Memang hukum yang legal dapat disebut sebagai determinis dari kekuasaan tiran, untuk mengatur pemerintahan serta juga masyarakat agar tetap taat dan patuh, tapi apakah hukum telah sepenuhnya dipahami dan diketahui setiap masyarakat, agar kiranya dapat menjadi alat pembelaan apabila kejahatan difitnakan, padahal tidak searah dengan apa yang dilakukan. Faktanya, hukum tetap saja menjadi barang mewah yang hanya segelintir orang dapat memakainya untuk sekadar melakukan pembelaan dari yang sebelumnya telah terjadi penyimpangan kekuasaan, wewenang, atau yang lainnya.

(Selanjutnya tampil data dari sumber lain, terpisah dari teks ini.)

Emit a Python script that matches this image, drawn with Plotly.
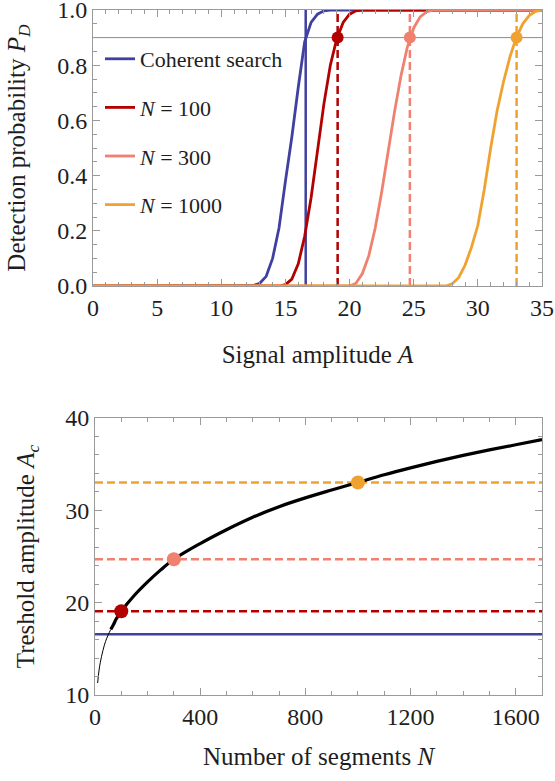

Hukum dengan mudah dapat dijadikan alat kekuasaan oleh para penguasa dengan permainan kata-katanya yang indah, superior, iming-iming menjanjikan keadilan, kesejahteraan, mempesona setiap pendengarnya, dibuai manisnya ucapan sang penguasa, tidak nampak daripadanya kejahatan, melainkan seolah kebenaran setiap saat menyertainya. Sehingga batas-batas kritis tidak berdaya dalam indahnya kata-kata sang penguasa. Memang Kata-kata sang penguasa seperti nyanyian-nyanyian sufi yang melantungkan nada kebenaran. Terlema pendengarnya, hanyut dalam lantunan kebenaran, mengagungkan sang pelantun sampai setiap katanya adalah nada harapan kebenaran dari setiap pendengarnya. Begitulah cara sang penguasa menghendaki dirinya menjadi penguasa legal hasil demokrasi.

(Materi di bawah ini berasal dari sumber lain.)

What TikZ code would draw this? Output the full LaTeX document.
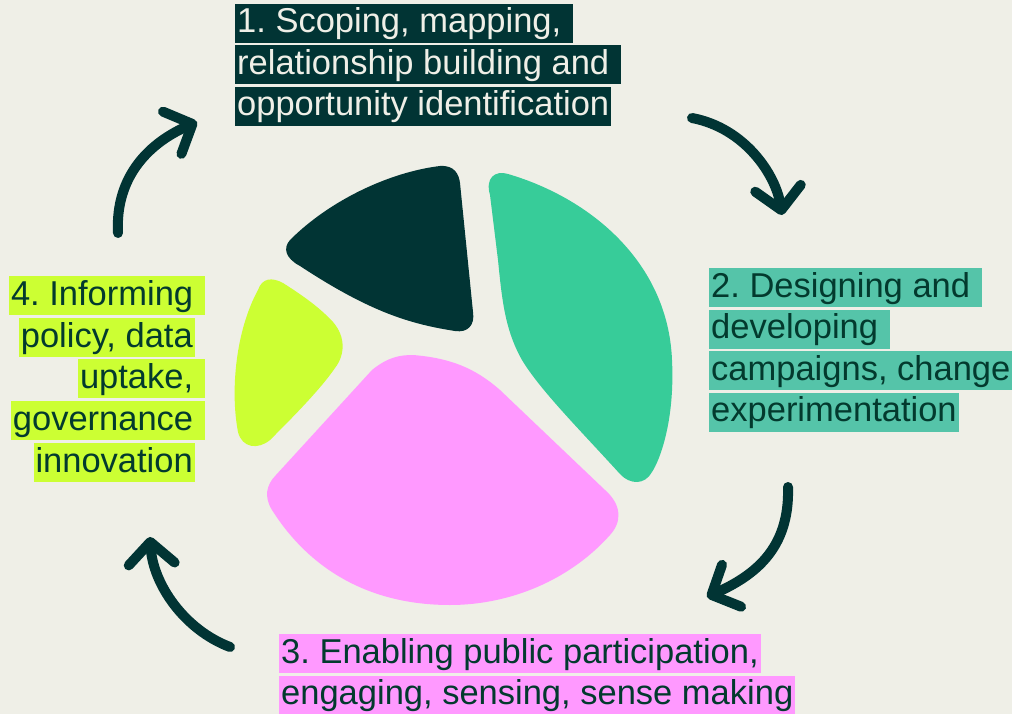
\documentclass[tikz,border=0pt]{standalone}
\usepackage{fontspec}
\setmainfont{Liberation Sans}
\usetikzlibrary{arrows.meta}
\frenchspacing

\definecolor{paper}{HTML}{EFEFE7}
\definecolor{pine}{HTML}{013434}
\definecolor{mint}{HTML}{37CC99}
\definecolor{minthl}{HTML}{55C4A9}
\definecolor{lime}{HTML}{CCFF33}
\definecolor{orchid}{HTML}{FF99FF}
\definecolor{ink}{HTML}{033A2E}

\newcommand{\tsp}{\kern0.278em}

\begin{document}
\begin{tikzpicture}[x=1pt, y=-1pt,
  hl/.style={inner xsep=2pt, inner ysep=2pt, text height=27pt, text depth=8pt,
    font=\fontsize{34.5}{41.5}\selectfont, text=ink},
  cyclearrow/.style={draw=pine, line width=10pt, line cap=round,
    -{Straight Barb[length=22pt, width=46pt, round]}}]

  % Background
  \fill[paper] (0,0) rectangle (1012,714);
  \useasboundingbox (0,0) rectangle (1012,714);

  % Dark segment
  \fill[pine] (290,240) .. controls (330,200) and (390,172) .. (440,166)
    .. controls (455,165) and (459,175) .. (460,183)
    -- (473,312)
    .. controls (475,325) and (468,333) .. (455,331)
    .. controls (410,324) and (370,312) .. (300,266)
    .. controls (285,258) and (283,248) .. cycle;

  % Mint segment
  \fill[mint] (490,195) .. controls (485,178) and (495,170) .. (508,174)
    .. controls (590,198) and (668,262) .. (672,360)
    .. controls (675,420) and (660,460) .. (652,472)
    .. controls (645,485) and (630,485) .. (620,474)
    .. controls (580,430) and (540,390) .. (522,360)
    .. controls (505,330) and (502,300) .. (498,260) -- cycle;

  % Pink segment
  \fill[orchid] (413,355) .. controls (450,358) and (475,368) .. (500,390)
    -- (605,490)
    .. controls (622,505) and (622,522) .. (610,535)
    .. controls (570,580) and (510,605) .. (450,605)
    .. controls (370,605) and (310,570) .. (272,510)
    .. controls (264,497) and (266,485) .. (276,475)
    -- (372,370)
    .. controls (388,357) and (400,355) .. cycle;

  % Lime segment
  \fill[lime] (258,290) .. controls (262,278) and (272,277) .. (283,283)
    .. controls (305,297) and (320,308) .. (333,322)
    .. controls (346,337) and (345,355) .. (335,368)
    .. controls (320,390) and (290,420) .. (270,440)
    .. controls (258,450) and (242,448) .. (238,432)
    .. controls (230,390) and (236,330) .. cycle;

  % Step 1
  \node[hl, fill=pine, text=paper, anchor=base west] (s1a) at (235,33) {1. Scoping, mapping,\tsp};
  \node[hl, fill=pine, text=paper, anchor=base west] (s1b) at (235,74.5) {relationship building and\tsp};
  \node[hl, fill=pine, text=paper, anchor=base west] (s1c) at (235,116) {opportunity identification};

  % Step 2
  \node[hl, fill=minthl, anchor=base west] (s2a) at (709,297) {2. Designing and\tsp};
  \node[hl, fill=minthl, anchor=base west] (s2b) at (709,338.5) {developing\tsp};
  \node[hl, fill=minthl, anchor=base west] (s2c) at (709,380) {campaigns, change};
  \node[hl, fill=minthl, anchor=base west] (s2d) at (709,421.5) {experimentation};

  % Step 3
  \node[hl, fill=orchid, anchor=base west] (s3a) at (279,663) {3. Enabling public participation,};
  \node[hl, fill=orchid, anchor=base west] (s3b) at (279,704.5) {engaging, sensing, sense making};

  % Step 4
  \node[hl, fill=lime, anchor=base east] (s4a) at (205,305) {4. Informing\tsp};
  \node[hl, fill=lime, anchor=base east] (s4b) at (195,347) {policy, data};
  \node[hl, fill=lime, anchor=base east] (s4c) at (205,388) {uptake,\tsp};
  \node[hl, fill=lime, anchor=base east] (s4d) at (205,430) {governance\tsp};
  \node[hl, fill=lime, anchor=base east] (s4e) at (195,472) {innovation};

  % Arrow ends
  \coordinate (a41) at (118,233);
  \coordinate (a14) at (197,122);
  \coordinate (a12) at (692,118);
  \coordinate (a21) at (782,215);
  \coordinate (a23) at (788,487);
  \coordinate (a32) at (707,597);
  \coordinate (a34) at (230,647);
  \coordinate (a43) at (150,537);

  % Cycle arrows
  \draw[cyclearrow] (a41) .. controls (115,175) and (151,142) .. (a14);
  \draw[cyclearrow] (a12) .. controls (745,128) and (776,175) .. (a21);
  \draw[cyclearrow] (a23) .. controls (790,550) and (753,576) .. (a32);
  \draw[cyclearrow] (a34) .. controls (185,630) and (153,585) .. (a43);

\end{tikzpicture}
\end{document}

Kata-kata bisa digunakan untuk menggambarkan realita kehidupan manusia, tetapi kata-kata juga dapat digunakan atau tepatnya mempunyai kemampuan menciptakan dan membentuk realita. Sesumbar kata sang Penguasa yang diklaim sebuah realita kebenaran akan menjadi suatu landasan pengharapan dari manusia-manusia yang hanyut dalam kebenaran semu. Harapan abstrak lebih dekat disebutnya, manusia hanya menggantungkan harapan dalam kebenaran semu yang belum tentu terealisasi secara nyata. Lantas mengapa manusia mempercayai suatu hal yang kebenarannya semu? Dimanakah rasionalitas manusia modern saat ini? Apakah manusia tahu betul bahwa semua harapannnya akan dapat kiranya terwujud? [Fitriadi, anggota Litbang LSF Cogito, mahasiswa Filsafat UGM 14′)
Catatan Kaki:
[1] Lih. Soemarsaid Moertono, Negara dan Usaha Bina-Negara di Jawa Masa Lampau, Studi tentang Masa Mataram II, Abad XVI Sampai XIX, (Yayasan Obor Indonesia, Jakarta, 1985, hlm. 17-96), (khusus Bab II: “Perlengkapan Magis-religius Kedudukan Raja: Masalah Kewenangan”).
[2] Lih. Frederick Engels, Anti Dühring, (terj. Oey Hay Djoen, 2005), (Jakarta: Hasta Mitra & Ultimus, 2005), hlm. 34-35.
Daftar Pustaka
Beilharz, Peter., Teori-teori Sosial, Yogyakarta: Pustaka Pelajar, 2003.
Engels, Frederick., Anti Dühring, (terj), Oey Hay Djoen, Jakarta: Hasta Mitra & Ultimus, 2005.
Moertono,Soemarsaid., Negara dan Usaha Bina-Negara di Jawa Masa Lampau, Studi tentang Masa Mataram II, Abad XVI Sampai XIX, Jakarta: Yayasan Obor Indonesia, 1985.